Significance
Under magnetic fields, the formation and evolution of jets is usually a common phenomenon that presents an important problem in modern astrophysics. For example, it is speculated that cosmic gamma-ray bursts are a result of explosions characterized by the formation of thin jets. From the magnetohydrodynamics (MHD) perspective, jet flows are characterized by a high magnetic Reynolds number representing the ratio between the advection and diffusion flux of the magnetic field. As a result, the effects of MHD on fluid jets are also a key consideration in various fields like nuclear fusion, though on smaller scales.

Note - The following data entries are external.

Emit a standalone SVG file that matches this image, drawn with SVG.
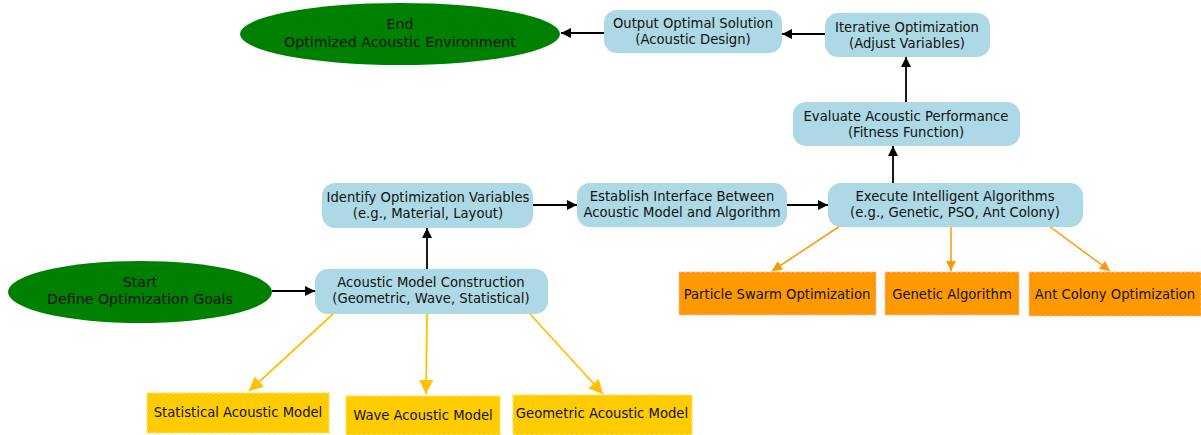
<svg xmlns="http://www.w3.org/2000/svg" width="1201" height="435" viewBox="0 0 1201 435">
<style>
text{font-family:"DejaVu Sans","Liberation Sans",sans-serif;font-size:13.2px;fill:#111;text-anchor:middle;dominant-baseline:middle}
.big{font-size:14.2px}
.blue{fill:#add8e6}
.green{fill:#008000}
.orange{fill:#ff9900;stroke:#ffb6c1;stroke-width:1;stroke-dasharray:3,2}
.yellow{fill:#ffcc00;stroke:#ffe066;stroke-width:1.5;stroke-dasharray:3,2}
.k{stroke:#000;stroke-width:1.8;fill:none}
.y{stroke:#ffc000;stroke-width:1.8;fill:none}
.o{stroke:#ff9900;stroke-width:1.5;fill:none}
</style>
<defs>
<marker id="ak" viewBox="0 0 10 10" refX="10" refY="5" markerWidth="13" markerHeight="10" markerUnits="userSpaceOnUse" orient="auto"><path d="M0,0L10,5L0,10z" fill="#000"/></marker>
<marker id="ay" viewBox="0 0 10 10" refX="10" refY="5" markerWidth="16" markerHeight="14" markerUnits="userSpaceOnUse" orient="auto"><path d="M0,0L10,5L0,10z" fill="#ffc000"/></marker>
<marker id="ao" viewBox="0 0 10 10" refX="10" refY="5" markerWidth="12" markerHeight="10" markerUnits="userSpaceOnUse" orient="auto"><path d="M0,0L10,5L0,10z" fill="#ff9900"/></marker>
</defs>
<g id="connectors">
<line class="k" x1="272" y1="291" x2="315" y2="291" marker-end="url(#ak)"/>
<line class="k" x1="427" y1="269" x2="427" y2="228" marker-end="url(#ak)"/>
<line class="k" x1="533" y1="205" x2="577" y2="205" marker-end="url(#ak)"/>
<line class="k" x1="787" y1="205" x2="828" y2="205" marker-end="url(#ak)"/>
<line class="k" x1="893" y1="183" x2="893" y2="146" marker-end="url(#ak)"/>
<line class="k" x1="906" y1="102" x2="906" y2="57" marker-end="url(#ak)"/>
<line class="k" x1="825" y1="34" x2="782" y2="34" marker-end="url(#ak)"/>
<line class="k" x1="604" y1="33" x2="561" y2="33" marker-end="url(#ak)"/>
<line class="y" x1="333" y1="314" x2="249" y2="391" marker-end="url(#ay)"/>
<line class="y" x1="427" y1="314" x2="426" y2="394" marker-end="url(#ay)"/>
<line class="y" x1="530" y1="314" x2="603" y2="394" marker-end="url(#ay)"/>
<line class="o" x1="840" y1="226" x2="772" y2="271" marker-end="url(#ao)"/>
<line class="o" x1="951" y1="227" x2="951" y2="271" marker-end="url(#ao)"/>
<line class="o" x1="1049" y1="226" x2="1110" y2="271" marker-end="url(#ao)"/>
</g>
<g id="start"><ellipse class="green" cx="140" cy="292" rx="132" ry="31"/><text class="big" x="140" y="283">Start</text><text class="big" x="140" y="300">Define Optimization Goals</text></g>
<g id="amc"><rect class="blue" x="315" y="269" width="233" height="45" rx="13"/><text x="431" y="283">Acoustic Model Construction</text><text x="431" y="299">(Geometric, Wave, Statistical)</text></g>
<g id="identify"><rect class="blue" x="322" y="183" width="211" height="45" rx="13"/><text x="428" y="198">Identify Optimization Variables</text><text x="428" y="214">(e.g., Material, Layout)</text></g>
<g id="establish"><rect class="blue" x="577" y="183" width="210" height="44" rx="13"/><text x="682" y="197">Establish Interface Between</text><text x="682" y="213">Acoustic Model and Algorithm</text></g>
<g id="execute"><rect class="blue" x="828" y="183" width="255" height="44" rx="13"/><text x="955" y="197">Execute Intelligent Algorithms</text><text x="955" y="213">(e.g., Genetic, PSO, Ant Colony)</text></g>
<g id="evaluate"><rect class="blue" x="793" y="102" width="227" height="44" rx="13"/><text x="906" y="117">Evaluate Acoustic Performance</text><text x="906" y="133">(Fitness Function)</text></g>
<g id="iterative"><rect class="blue" x="825" y="13" width="165" height="44" rx="13"/><text x="907" y="28">Iterative Optimization</text><text x="907" y="44">(Adjust Variables)</text></g>
<g id="output"><rect class="blue" x="604" y="10" width="178" height="43" rx="13"/><text x="693" y="24">Output Optimal Solution</text><text x="693" y="40">(Acoustic Design)</text></g>
<g id="end"><ellipse class="green" cx="400" cy="34" rx="160" ry="31"/><text class="big" x="400" y="25">End</text><text class="big" x="400" y="43">Optimized Acoustic Environment</text></g>
<g id="pso"><rect class="orange" x="679" y="272" width="197" height="43"/><text x="777" y="295">Particle Swarm Optimization</text></g>
<g id="ga"><rect class="orange" x="885" y="272" width="134" height="43"/><text x="952" y="295">Genetic Algorithm</text></g>
<g id="aco"><rect class="orange" x="1029" y="272" width="172" height="44"/><text x="1115" y="295">Ant Colony Optimization</text></g>
<g id="stat"><rect class="yellow" x="147" y="393" width="182" height="40"/><text x="238" y="413">Statistical Acoustic Model</text></g>
<g id="wave"><rect class="yellow" x="346" y="396" width="154" height="39"/><text x="423" y="416">Wave Acoustic Model</text></g>
<g id="geo"><rect class="yellow" x="513" y="395" width="179" height="40"/><text x="602" y="414">Geometric Acoustic Model</text></g>
</svg>
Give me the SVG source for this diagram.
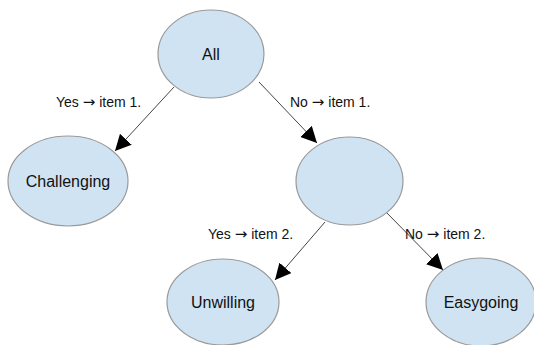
<svg xmlns="http://www.w3.org/2000/svg" width="534" height="345" viewBox="0 0 534 345">
<style>
.node ellipse{fill:#cfe3f3;stroke:#9a9a9a;stroke-width:1.2}
.node text{font-family:"Liberation Sans",Arial,sans-serif;font-size:16px;fill:#111;text-anchor:middle;dominant-baseline:central}
.edge line{stroke:#444;stroke-width:1;marker-end:url(#arr)}
.lbl{font-family:"Liberation Sans",Arial,sans-serif;font-size:14px;fill:#111}
.ar{font-family:"DejaVu Sans",sans-serif;font-size:15px}
</style>
<defs>
<marker id="arr" viewBox="0 0 10 10" refX="10" refY="5" markerWidth="16" markerHeight="16" markerUnits="userSpaceOnUse" orient="auto">
<path d="M0,0 L10,5 L0,10 z" fill="#000"/>
</marker>
</defs>
<rect width="534" height="345" fill="#fff"/>
<g id="edges" class="edge">
<line x1="174" y1="87" x2="115" y2="151"/>
<line x1="259" y1="82" x2="317" y2="143"/>
<line x1="325" y1="222" x2="275" y2="280"/>
<line x1="385" y1="211" x2="443" y2="270"/>
</g>
<g id="labels">
<text class="lbl" x="56" y="107">Yes <tspan class="ar">→</tspan> item 1.</text>
<text class="lbl" x="290" y="107">No <tspan class="ar">→</tspan> item 1.</text>
<text class="lbl" x="208" y="239">Yes <tspan class="ar">→</tspan> item 2.</text>
<text class="lbl" x="405" y="239">No <tspan class="ar">→</tspan> item 2.</text>
</g>
<g id="n-all" class="node"><ellipse cx="211" cy="54" rx="53" ry="44"/><text x="211" y="54">All</text></g>
<g id="n-challenging" class="node"><ellipse cx="68" cy="181" rx="60" ry="45"/><text x="68" y="181">Challenging</text></g>
<g id="n-mid" class="node"><ellipse cx="349.5" cy="181" rx="53.5" ry="44"/></g>
<g id="n-unwilling" class="node"><ellipse cx="223" cy="302" rx="56" ry="43"/><text x="223" y="302">Unwilling</text></g>
<g id="n-easygoing" class="node"><ellipse cx="481" cy="302" rx="55" ry="44"/><text x="481" y="302">Easygoing</text></g>
</svg>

Magnetic fields have considerable effects on jet flows. Jets spread over a large distance under the axial magnetic field than without magnetic fields. In addition, magnetic fields delay the transition to turbulence due to their strong stabilizing effect. The jet profiles become more unsteady in the presence of magnetic fields due to the generation of traveling waves by the interaction of magnetic fields and secondary radial flows. Besides axial fields, transverse fields have also drawn more research attention, especially in continuous casting (CC). Nevertheless, only a limited amount of theoretical and experimental studies of submerged jets have been reported despite their practical significance.
Although the impact of magnetic fields has been investigated, the role of the transverse magnetic field in reducing velocity fluctuation is yet to be confirmed. Industrial investigations have also shown that not all magnetic fields produce quality metals. Further investigations have also been carried out to clarify the underlying physical mechanisms of jet flows. Most importantly, the theoretical analysis of low magnetic Reynolds number has revealed the development of long thin sheetlike structures along the direction of the magnetic as well as the occurrence of reverse flows. The existence of reverse flows has also been confirmed through continuous casting and large eddy simulations. However, the flow characteristics of submerged jets, including the occurrence of the thin sheetlike structures, are yet to be fully clarified.
To this note, Austrian researchers from University of Leoben (Montanuniversität Leoben): Associate Professor Abdellah Kharicha, Dr. Alexander Vakhrushev, Dr. Ebrahim Karimi-Sibaki, Professor Menghuai Wu and Professor Andreas Ludwig studied the occurrence of reverse flow and flattening of submerged jet under transverse uniform magnetic field. The flow characteristics for Reynolds (Re < 4500) and moderate interactions (N < 0.1) were numerically simulated. The original research work is currently published in the journal, Physical Review Fluids.
The research team findings revealed more complex phenomena than the widely expected MHD damping effects, which was in agreement with the previous predictions. The inlet round jet underwent anisotropic flattening along the direction of the magnetic field, while reverse jet flow zones were formed adjacent to the main jet. Even at large distances of ~800d, the decay rates and jet dynamics remained very sensitive to external electrical boundary conditions. Whereas the small-scale turbulent fluctuations were suppressed, the magnetic field formed within the shear region aligned with the large coherent vortices at the boundary between the main and adjacent reverse jets.
These fundamental findings have direct industrial applications, for instance in the continuous casting of steel, where the applied electromagnetic braking (EMBr) is used as a common flow control technique. It was revealed by the authors, that a typical double-roll flow in the CC mold can be transformed to the opposite single roll pattern with the growth of the EMBr power and consequent Hartmann numbers. These reverse zones develop from the jets towards a free-surface and occupy the top region of the CC mold in a form of an undesired reverse meniscus flow.
In summary, the Austrian study numerically investigated the spatial revolution of submerged jet flow in transverse magnetic fields. It was clear from their results that a viscous stress increase or porous does not provide a full explanation of the electromagnetic field-induced momentum redistribution. The full explanation was only achieved by taking into account the loops created by the induced electric current. In a statement to Advances in Engineering, Dr. Abdellah Kharicha explained their findings advance our understanding of submerged jet flow frequently observed in metallurgical industries where magnetic fields are used to control the liquid jets. A complex MHD phenomenon, happening in the CC mold, is currently investigated, aiming to assist the EMBr systems development for the metallurgical applications.
References
Kharicha, A., Vakhrushev, A., Karimi-Sibaki, E., Wu, M., & Ludwig, A. (2021). Reverse flows and flattening of a submerged jet under the action of a transverse magnetic field. Physical Review Fluids, 6(12), 123701-123715.
Vakhrushev, A., Kharicha, A., Karimi-Sibaki, E., Wu, M., Ludwig, A., Nitzl, G., Tang, Y., Hackl, G., Watzinger, J., & Eckert, S. (2021). Generation of Reverse Meniscus Flow by Applying an Electromagnetic Brake. Metall Mater Trans B, 52, 3193–3207.